### [Material provided]
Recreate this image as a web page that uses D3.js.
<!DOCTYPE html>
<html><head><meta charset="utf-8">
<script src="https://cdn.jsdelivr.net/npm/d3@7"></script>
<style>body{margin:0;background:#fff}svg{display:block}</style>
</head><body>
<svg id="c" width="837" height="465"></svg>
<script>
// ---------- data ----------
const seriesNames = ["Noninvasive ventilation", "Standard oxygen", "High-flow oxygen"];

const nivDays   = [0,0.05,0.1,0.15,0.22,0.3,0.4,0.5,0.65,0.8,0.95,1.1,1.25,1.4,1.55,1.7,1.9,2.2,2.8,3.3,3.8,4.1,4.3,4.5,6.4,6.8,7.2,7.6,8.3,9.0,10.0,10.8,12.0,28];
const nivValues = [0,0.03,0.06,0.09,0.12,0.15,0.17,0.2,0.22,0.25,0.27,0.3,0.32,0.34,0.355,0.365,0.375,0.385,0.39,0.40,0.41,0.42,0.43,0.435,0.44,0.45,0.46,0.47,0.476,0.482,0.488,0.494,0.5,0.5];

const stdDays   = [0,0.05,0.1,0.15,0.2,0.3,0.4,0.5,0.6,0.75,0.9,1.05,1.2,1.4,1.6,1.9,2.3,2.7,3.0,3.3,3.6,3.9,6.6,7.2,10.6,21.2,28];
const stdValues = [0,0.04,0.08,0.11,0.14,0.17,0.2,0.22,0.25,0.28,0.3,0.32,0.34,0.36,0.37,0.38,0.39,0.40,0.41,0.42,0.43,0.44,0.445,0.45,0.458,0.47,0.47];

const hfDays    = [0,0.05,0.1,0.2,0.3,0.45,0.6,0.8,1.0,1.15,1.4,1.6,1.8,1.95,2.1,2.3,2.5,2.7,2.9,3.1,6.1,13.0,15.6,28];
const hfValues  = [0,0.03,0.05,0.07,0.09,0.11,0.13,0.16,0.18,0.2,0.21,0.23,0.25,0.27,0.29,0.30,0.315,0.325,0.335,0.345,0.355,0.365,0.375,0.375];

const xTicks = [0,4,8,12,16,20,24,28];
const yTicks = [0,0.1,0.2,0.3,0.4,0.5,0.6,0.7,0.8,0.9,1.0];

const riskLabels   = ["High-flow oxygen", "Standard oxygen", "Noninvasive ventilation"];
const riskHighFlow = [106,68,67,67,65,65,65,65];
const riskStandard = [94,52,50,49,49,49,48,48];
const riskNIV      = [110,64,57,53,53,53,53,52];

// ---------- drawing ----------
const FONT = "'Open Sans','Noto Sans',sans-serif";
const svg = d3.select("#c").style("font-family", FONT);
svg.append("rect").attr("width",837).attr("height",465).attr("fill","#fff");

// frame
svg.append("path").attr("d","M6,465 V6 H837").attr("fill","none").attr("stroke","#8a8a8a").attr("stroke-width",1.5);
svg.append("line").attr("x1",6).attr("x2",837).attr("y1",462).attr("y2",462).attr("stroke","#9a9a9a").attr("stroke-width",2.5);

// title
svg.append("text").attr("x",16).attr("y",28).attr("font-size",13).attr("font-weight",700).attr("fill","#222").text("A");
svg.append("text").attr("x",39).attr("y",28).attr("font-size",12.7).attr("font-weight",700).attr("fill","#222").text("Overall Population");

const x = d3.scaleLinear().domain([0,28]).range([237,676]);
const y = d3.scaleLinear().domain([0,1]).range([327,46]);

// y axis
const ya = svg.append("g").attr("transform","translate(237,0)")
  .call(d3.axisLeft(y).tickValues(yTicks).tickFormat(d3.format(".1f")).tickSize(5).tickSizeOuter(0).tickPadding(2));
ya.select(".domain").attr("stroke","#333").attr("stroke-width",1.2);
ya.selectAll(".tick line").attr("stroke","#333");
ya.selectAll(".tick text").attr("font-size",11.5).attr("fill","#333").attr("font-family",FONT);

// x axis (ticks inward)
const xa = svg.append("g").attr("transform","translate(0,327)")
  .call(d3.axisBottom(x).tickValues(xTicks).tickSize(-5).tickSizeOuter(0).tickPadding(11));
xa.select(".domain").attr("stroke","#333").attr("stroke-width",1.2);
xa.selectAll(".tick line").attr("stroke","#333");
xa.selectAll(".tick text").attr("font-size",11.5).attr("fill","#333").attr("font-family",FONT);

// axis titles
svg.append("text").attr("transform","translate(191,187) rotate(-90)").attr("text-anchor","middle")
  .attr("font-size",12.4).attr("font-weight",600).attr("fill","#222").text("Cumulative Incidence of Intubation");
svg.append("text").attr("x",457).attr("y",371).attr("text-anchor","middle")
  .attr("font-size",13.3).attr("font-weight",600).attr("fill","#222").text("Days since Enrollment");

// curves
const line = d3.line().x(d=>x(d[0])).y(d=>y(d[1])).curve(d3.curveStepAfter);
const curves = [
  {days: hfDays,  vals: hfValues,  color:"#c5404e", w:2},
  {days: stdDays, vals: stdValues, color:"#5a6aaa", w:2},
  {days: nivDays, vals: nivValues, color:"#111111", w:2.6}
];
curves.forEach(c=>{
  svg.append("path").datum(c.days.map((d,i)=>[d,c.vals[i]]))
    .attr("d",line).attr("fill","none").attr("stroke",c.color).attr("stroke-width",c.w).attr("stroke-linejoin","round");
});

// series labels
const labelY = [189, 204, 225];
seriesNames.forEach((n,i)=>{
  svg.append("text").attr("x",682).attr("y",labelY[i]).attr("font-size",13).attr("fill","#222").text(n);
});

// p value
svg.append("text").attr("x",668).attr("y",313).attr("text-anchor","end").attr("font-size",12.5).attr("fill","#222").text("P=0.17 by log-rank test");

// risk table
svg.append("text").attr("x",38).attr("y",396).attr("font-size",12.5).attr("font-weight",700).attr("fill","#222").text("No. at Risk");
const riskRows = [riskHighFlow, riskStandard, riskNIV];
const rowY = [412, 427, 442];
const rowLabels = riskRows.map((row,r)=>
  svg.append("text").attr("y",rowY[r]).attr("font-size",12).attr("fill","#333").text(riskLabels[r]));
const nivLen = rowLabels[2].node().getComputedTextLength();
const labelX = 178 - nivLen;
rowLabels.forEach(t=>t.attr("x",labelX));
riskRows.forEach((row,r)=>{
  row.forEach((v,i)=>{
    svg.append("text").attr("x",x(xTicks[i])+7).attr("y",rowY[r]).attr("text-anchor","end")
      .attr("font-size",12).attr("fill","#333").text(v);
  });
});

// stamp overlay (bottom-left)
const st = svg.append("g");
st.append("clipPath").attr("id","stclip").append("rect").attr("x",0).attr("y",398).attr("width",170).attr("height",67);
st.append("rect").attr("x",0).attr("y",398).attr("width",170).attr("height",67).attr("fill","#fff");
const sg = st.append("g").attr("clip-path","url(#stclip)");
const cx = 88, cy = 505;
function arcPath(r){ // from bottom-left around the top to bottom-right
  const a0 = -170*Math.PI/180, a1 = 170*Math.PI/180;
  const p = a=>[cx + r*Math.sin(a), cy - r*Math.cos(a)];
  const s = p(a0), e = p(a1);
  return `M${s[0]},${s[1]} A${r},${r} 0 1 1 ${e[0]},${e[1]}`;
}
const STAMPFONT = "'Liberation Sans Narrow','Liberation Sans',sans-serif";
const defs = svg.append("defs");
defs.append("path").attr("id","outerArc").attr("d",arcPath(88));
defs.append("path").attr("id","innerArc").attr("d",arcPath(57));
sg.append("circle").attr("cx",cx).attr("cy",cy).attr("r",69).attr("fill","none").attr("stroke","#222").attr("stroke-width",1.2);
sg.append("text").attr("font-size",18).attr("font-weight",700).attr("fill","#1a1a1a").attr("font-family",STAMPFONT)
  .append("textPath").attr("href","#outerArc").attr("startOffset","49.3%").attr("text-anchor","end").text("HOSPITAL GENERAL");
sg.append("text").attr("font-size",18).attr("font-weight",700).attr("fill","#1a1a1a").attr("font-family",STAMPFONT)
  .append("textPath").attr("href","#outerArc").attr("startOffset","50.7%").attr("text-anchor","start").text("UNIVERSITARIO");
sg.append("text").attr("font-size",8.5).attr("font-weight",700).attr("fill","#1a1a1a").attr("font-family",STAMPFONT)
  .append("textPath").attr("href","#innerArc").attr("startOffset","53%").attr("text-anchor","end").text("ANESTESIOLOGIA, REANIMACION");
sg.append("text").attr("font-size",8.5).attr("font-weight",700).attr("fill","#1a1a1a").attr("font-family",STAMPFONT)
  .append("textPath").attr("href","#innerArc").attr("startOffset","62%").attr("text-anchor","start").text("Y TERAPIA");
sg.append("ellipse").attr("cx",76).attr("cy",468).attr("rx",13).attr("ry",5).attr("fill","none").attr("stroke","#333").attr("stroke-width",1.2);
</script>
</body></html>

### [Required work]
Lines from the start of the material above through the line containing "const yTicks = [0,0.1,0.2,0.3,0.4,0.5,0.6,0.7,0.8,0.9,1.0];" are to be duplicated exactly, and only those.

### [Output]
Recreate this image as a web page that uses D3.js.
<!DOCTYPE html>
<html><head><meta charset="utf-8">
<script src="https://cdn.jsdelivr.net/npm/d3@7"></script>
<style>body{margin:0;background:#fff}svg{display:block}</style>
</head><body>
<svg id="c" width="837" height="465"></svg>
<script>
// ---------- data ----------
const seriesNames = ["Noninvasive ventilation", "Standard oxygen", "High-flow oxygen"];

const nivDays   = [0,0.05,0.1,0.15,0.22,0.3,0.4,0.5,0.65,0.8,0.95,1.1,1.25,1.4,1.55,1.7,1.9,2.2,2.8,3.3,3.8,4.1,4.3,4.5,6.4,6.8,7.2,7.6,8.3,9.0,10.0,10.8,12.0,28];
const nivValues = [0,0.03,0.06,0.09,0.12,0.15,0.17,0.2,0.22,0.25,0.27,0.3,0.32,0.34,0.355,0.365,0.375,0.385,0.39,0.40,0.41,0.42,0.43,0.435,0.44,0.45,0.46,0.47,0.476,0.482,0.488,0.494,0.5,0.5];

const stdDays   = [0,0.05,0.1,0.15,0.2,0.3,0.4,0.5,0.6,0.75,0.9,1.05,1.2,1.4,1.6,1.9,2.3,2.7,3.0,3.3,3.6,3.9,6.6,7.2,10.6,21.2,28];
const stdValues = [0,0.04,0.08,0.11,0.14,0.17,0.2,0.22,0.25,0.28,0.3,0.32,0.34,0.36,0.37,0.38,0.39,0.40,0.41,0.42,0.43,0.44,0.445,0.45,0.458,0.47,0.47];

const hfDays    = [0,0.05,0.1,0.2,0.3,0.45,0.6,0.8,1.0,1.15,1.4,1.6,1.8,1.95,2.1,2.3,2.5,2.7,2.9,3.1,6.1,13.0,15.6,28];
const hfValues  = [0,0.03,0.05,0.07,0.09,0.11,0.13,0.16,0.18,0.2,0.21,0.23,0.25,0.27,0.29,0.30,0.315,0.325,0.335,0.345,0.355,0.365,0.375,0.375];

const xTicks = [0,4,8,12,16,20,24,28];
const yTicks = [0,0.1,0.2,0.3,0.4,0.5,0.6,0.7,0.8,0.9,1.0];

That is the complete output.